== What the task asks ==
Count the lines below that contain the word "code" and give only that number.

====== Data extract

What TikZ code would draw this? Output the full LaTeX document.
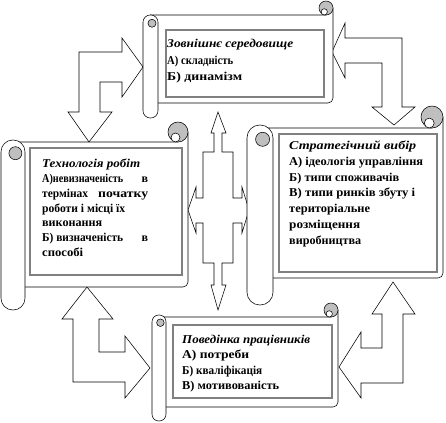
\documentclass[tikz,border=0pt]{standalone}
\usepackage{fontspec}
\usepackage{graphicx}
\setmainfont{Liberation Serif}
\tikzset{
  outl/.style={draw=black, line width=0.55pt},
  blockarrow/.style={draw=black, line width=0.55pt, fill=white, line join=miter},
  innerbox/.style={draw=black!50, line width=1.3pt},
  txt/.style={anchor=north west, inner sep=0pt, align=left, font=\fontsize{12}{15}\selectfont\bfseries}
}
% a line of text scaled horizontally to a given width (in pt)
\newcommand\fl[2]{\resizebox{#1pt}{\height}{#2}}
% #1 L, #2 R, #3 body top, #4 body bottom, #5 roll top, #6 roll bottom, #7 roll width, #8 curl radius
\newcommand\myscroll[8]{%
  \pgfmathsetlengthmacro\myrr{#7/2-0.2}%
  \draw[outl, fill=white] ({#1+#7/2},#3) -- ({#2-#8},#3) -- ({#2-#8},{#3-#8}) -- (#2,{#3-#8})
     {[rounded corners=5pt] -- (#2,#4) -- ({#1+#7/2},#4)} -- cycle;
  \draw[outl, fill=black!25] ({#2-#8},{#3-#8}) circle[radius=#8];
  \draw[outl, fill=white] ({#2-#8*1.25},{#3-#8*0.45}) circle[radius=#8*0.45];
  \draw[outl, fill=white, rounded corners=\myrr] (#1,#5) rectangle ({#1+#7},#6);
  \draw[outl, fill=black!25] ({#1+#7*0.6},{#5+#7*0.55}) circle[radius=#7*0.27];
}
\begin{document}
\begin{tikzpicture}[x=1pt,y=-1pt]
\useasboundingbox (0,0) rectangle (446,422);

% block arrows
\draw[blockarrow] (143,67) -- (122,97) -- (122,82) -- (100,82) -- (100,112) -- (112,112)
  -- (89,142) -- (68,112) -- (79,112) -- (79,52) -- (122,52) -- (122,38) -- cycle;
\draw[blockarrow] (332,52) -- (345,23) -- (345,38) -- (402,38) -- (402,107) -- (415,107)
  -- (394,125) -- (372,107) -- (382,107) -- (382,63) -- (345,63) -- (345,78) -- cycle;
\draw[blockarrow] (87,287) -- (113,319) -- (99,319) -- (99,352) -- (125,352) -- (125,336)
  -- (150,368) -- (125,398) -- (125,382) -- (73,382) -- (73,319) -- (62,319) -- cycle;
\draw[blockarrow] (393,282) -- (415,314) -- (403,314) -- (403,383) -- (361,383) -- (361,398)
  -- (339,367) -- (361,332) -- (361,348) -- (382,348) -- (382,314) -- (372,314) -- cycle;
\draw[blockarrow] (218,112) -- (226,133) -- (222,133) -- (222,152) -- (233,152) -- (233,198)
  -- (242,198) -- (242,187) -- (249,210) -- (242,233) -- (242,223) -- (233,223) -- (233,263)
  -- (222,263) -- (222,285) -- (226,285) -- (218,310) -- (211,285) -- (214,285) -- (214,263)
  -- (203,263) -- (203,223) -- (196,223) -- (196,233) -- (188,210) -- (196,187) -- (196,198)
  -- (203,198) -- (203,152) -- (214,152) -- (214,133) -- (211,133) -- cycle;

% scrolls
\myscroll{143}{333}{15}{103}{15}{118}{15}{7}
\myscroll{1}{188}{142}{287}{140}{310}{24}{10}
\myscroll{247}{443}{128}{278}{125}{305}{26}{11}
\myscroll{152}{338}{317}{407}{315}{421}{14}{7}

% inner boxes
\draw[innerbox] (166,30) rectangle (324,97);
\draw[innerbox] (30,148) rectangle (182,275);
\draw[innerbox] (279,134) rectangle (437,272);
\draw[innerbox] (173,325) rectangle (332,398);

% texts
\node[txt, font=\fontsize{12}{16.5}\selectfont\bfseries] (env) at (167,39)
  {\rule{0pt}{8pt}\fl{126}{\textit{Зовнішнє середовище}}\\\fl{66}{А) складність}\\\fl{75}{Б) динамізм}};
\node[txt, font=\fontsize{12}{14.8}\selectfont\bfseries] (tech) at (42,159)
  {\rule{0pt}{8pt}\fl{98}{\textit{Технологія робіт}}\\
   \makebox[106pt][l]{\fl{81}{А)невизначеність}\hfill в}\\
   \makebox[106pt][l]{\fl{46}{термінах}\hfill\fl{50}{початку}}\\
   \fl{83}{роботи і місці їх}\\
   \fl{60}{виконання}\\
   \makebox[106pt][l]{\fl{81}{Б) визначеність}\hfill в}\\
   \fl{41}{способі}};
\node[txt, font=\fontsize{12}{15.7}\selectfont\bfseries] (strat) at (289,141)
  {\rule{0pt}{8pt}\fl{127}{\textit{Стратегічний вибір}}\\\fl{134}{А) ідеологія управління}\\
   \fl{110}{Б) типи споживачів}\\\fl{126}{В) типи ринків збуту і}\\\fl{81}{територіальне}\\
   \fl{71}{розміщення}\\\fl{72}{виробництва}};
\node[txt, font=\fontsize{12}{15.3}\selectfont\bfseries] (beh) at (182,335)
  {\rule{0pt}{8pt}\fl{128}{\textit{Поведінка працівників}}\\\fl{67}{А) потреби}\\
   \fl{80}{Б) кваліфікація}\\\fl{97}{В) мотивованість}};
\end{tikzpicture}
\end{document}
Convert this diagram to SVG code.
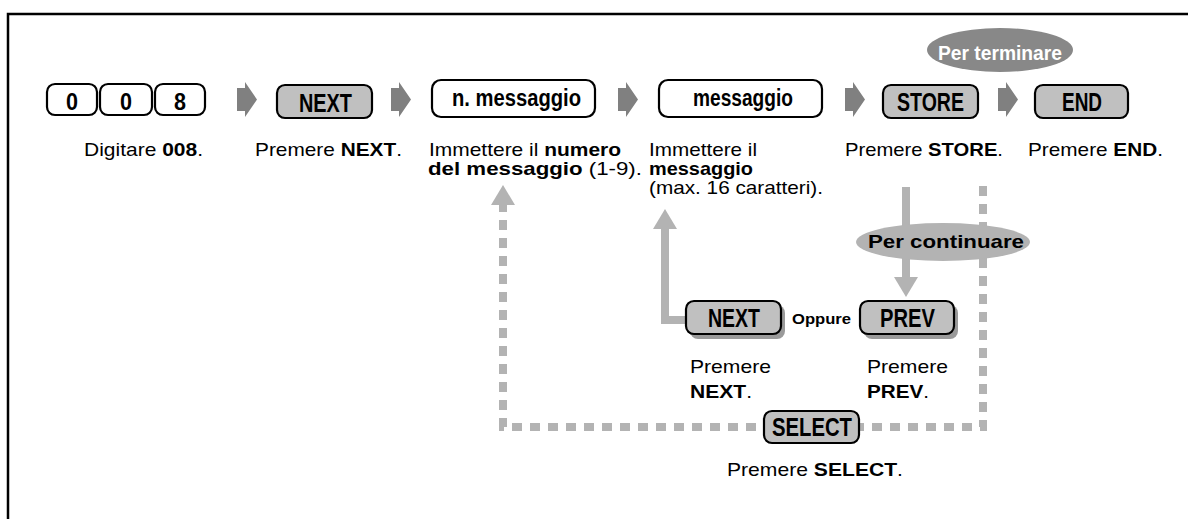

============

== Solution to this problem ==
2